Reste à savoir si le Mémorial pourra bien ouvrir à la date inaugurale convenue. Rien n’est moins, contexte sanitaire oblige. « Nous le ferons en tous cas aussitôt que possible quand les restrictions nationales auront été levées », assure l’élu. D’ici à début mai, le programme s’apparente à une course contre la montre. L’entrée et la boutique sont en cours d’aménagement. Un canon de 75mm, donné au musée par le ministère des Armées, attend l’autorisation préfectorale et sa démilitarisation pour pouvoir être exposé. Douze fusils vont, eux, être mis en place dans les prochains jours puisqu’ils viennent de passer par le banc national d’épreuve des armes de Saint-Etienne. Deux vitrines ont été mises à disposition de l’historien et collectionneur local Serge Renger, spécialiste du Kilianstollen, cette galerie allemande qui s’est effondrée sur 34 soldats à Carspach en 1918. Un mannequin de hussard n’attend que d’être posé sur son cheval.
Du côté de la tranchée pédagogique, dans la partie du Mémorial confiée aux Tranchées Oubliées, les bénévoles de l’association éponyme s’activent, sur fond de relations « fragiles mais qui ne demandent qu’à être consolidées » avec la municipalité, dixit le maire.

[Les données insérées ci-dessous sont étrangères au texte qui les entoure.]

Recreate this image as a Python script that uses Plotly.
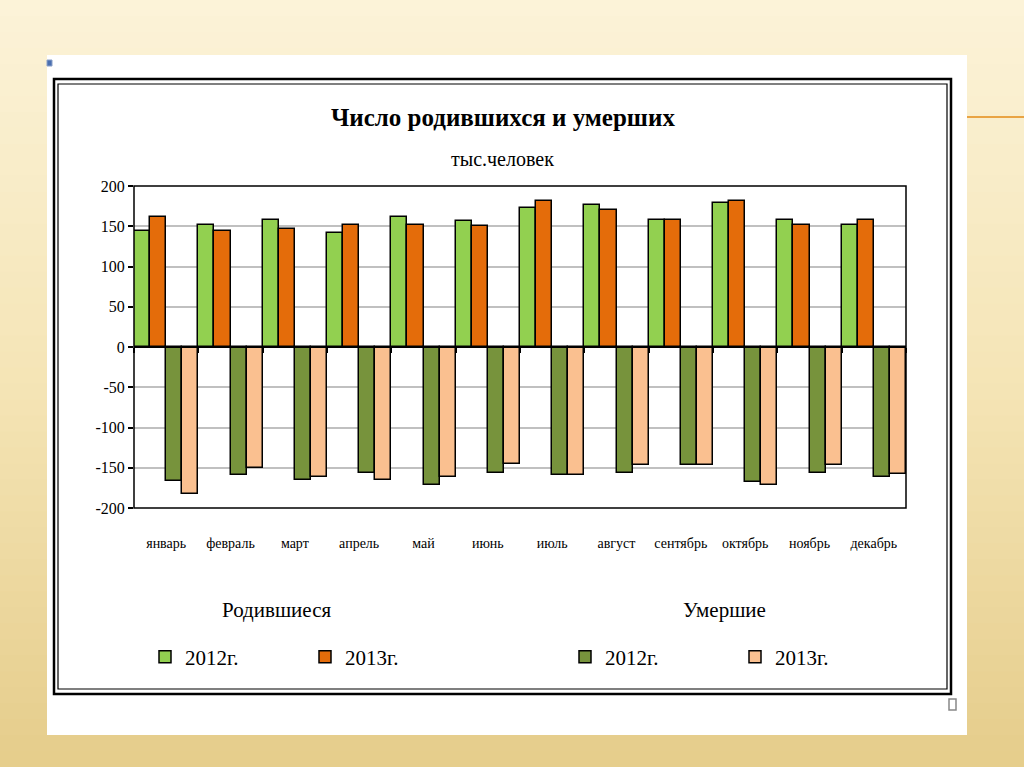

Une convention régit les rôles et missions des uns et des autres : « la tranchée pédagogique, l’exposition temporaire, des réserves, un bureau et un membre titulaire au conseil de gestion pour l’association, ainsi que l’entrée gratuite pour ses membres actifs et surtout une belle autonomie dans leurs actions », résume Alexandre Berbett. « C’est un accord que je trouve équilibré. » L’élu est confiant, la muséographie permanente comme le travail des Tranchées Oubliées seront prêts pour le jour J, qu’il soit en mai ou a fortiori un peu plus tard.
Sous des projecteurs déjà savamment dirigés, la présence du képi du caporal Peugeot, auréolé du tampon du 44e régiment d’infanterie de ligne, rappelle en tous cas l’essentiel. Il y aura ici, au Mémorial de Haute-Alsace, des trésors à admirer.